Rubio meminta China untuk menggunakan pengaruhnya guna mencegah Teheran menutup selat tersebut. Sekitar setengah dari impor minyak mentah China melalui perairan berasal dari Teluk Persia, menurut Kpler.
"Saya mendorong pemerintah China di Beijing untuk menghubungi mereka mengenai hal itu, karena mereka sangat bergantung pada Selat Hormuz untuk minyak mereka,” kata Rubio.
Investor juga mencermati kemungkinan terjadinya destabilisasi lebih lanjut terhadap rezim Iran sebagai akibat dari permusuhan AS-Israel, mengingat contoh dampak jangka panjang dari penggulingan Muammar Gaddafi yang dipimpin NATO pada tahun 2011 terhadap pasokan Libya.
Ketegangan Regional
Ketegangan juga meningkat di negara tetangga Irak, produsen OPEC terbesar kedua, tempat milisi pro-Teheran sebelumnya mengancam Washington, jika negara itu menargetkan pemimpin tertinggi Iran, Ayatollah Ali Khamenei.
Pada Minggu, Garda Revolusi Iran memperingatkan "pangkalan AS di wilayah tersebut bukanlah kekuatan mereka, melainkan kerentanan terbesar mereka" tanpa menyebutkan lokasi tertentu, demikian dikutip CNBC dari kantor berita Iran Fars.
Hubungan diplomatik yang baru terbentuk, tetapi bangkit kembali antara mantan rival Iran dan Arab Saudi sementara itu dapat meredakan kemungkinan gangguan dalam pasokan eksportir minyak mentah terbesar di dunia.
"Kerajaan Arab Saudi mengikuti dengan penuh kekhawatiran perkembangan di Republik Islam Iran, khususnya penargetan fasilitas nuklir Iran oleh Amerika Serikat,” kata kementerian luar negeri Saudi pada hari Minggu. Riyadh, sekutu dekat AS di Timur Tengah, telah membatasi keterlibatannya dalam serangan Iran-Israel.
Kembali pada 2019, empat tahun sebelum melanjutkan hubungan diplomatik dengan Iran, fasilitas instalasi minyak Arab Saudi di Abqaiq dan Khurais mengalami kerusakan selama serangan yang diklaim oleh Houthi, tetapi Riyadh dan AS mengatakan Iran bertanggung jawab atas hal tersebut. Teheran membantah terlibat.

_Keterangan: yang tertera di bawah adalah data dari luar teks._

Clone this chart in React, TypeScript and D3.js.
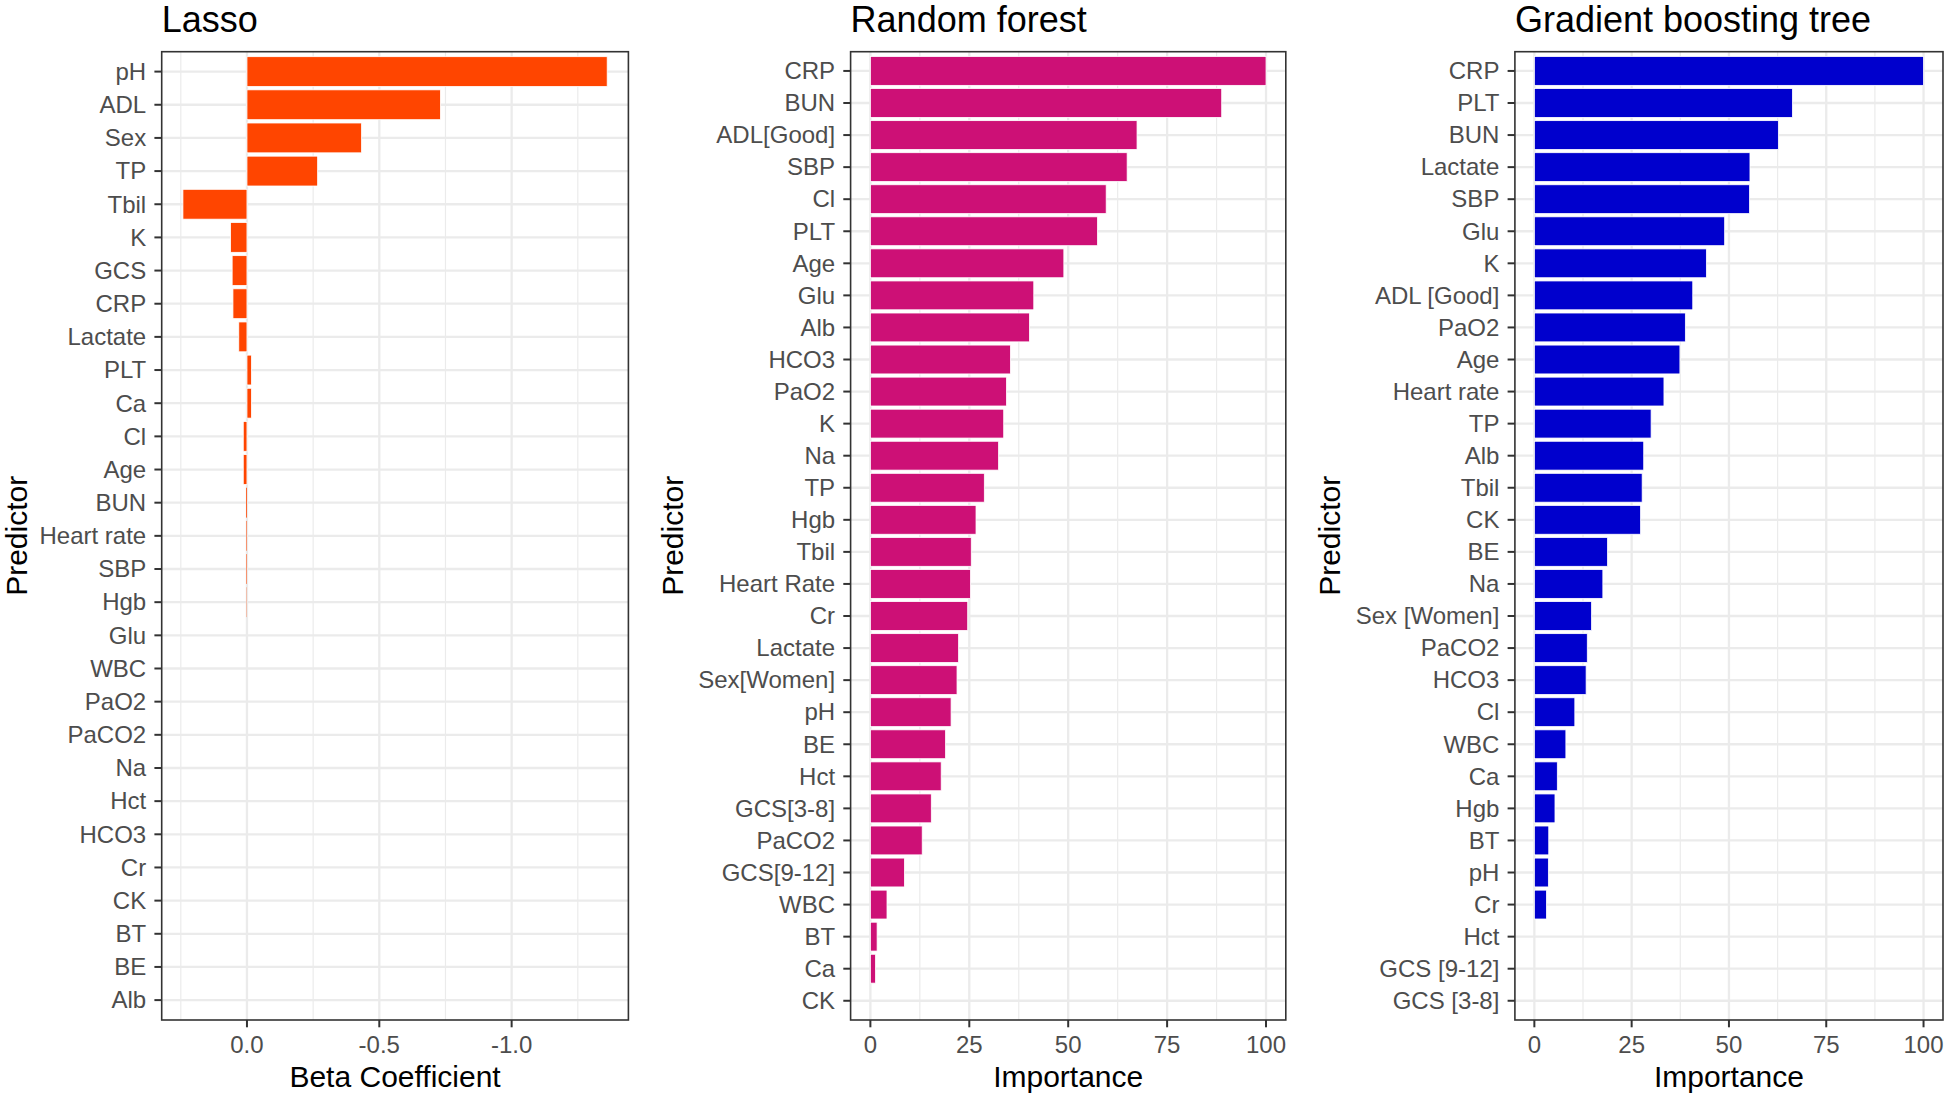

Saat dimulainya kembali serangan Israel-Iran minggu lalu, kepala Badan Energi Internasional Fatih Birol mengatakan lembaga tersebut memantau perkembangan dan bahwa “pasar dipasok dengan baik hari ini tetapi kami siap bertindak jika diperlukan,” dengan 1,2 miliar barel stok darurat dalam keadaan siaga.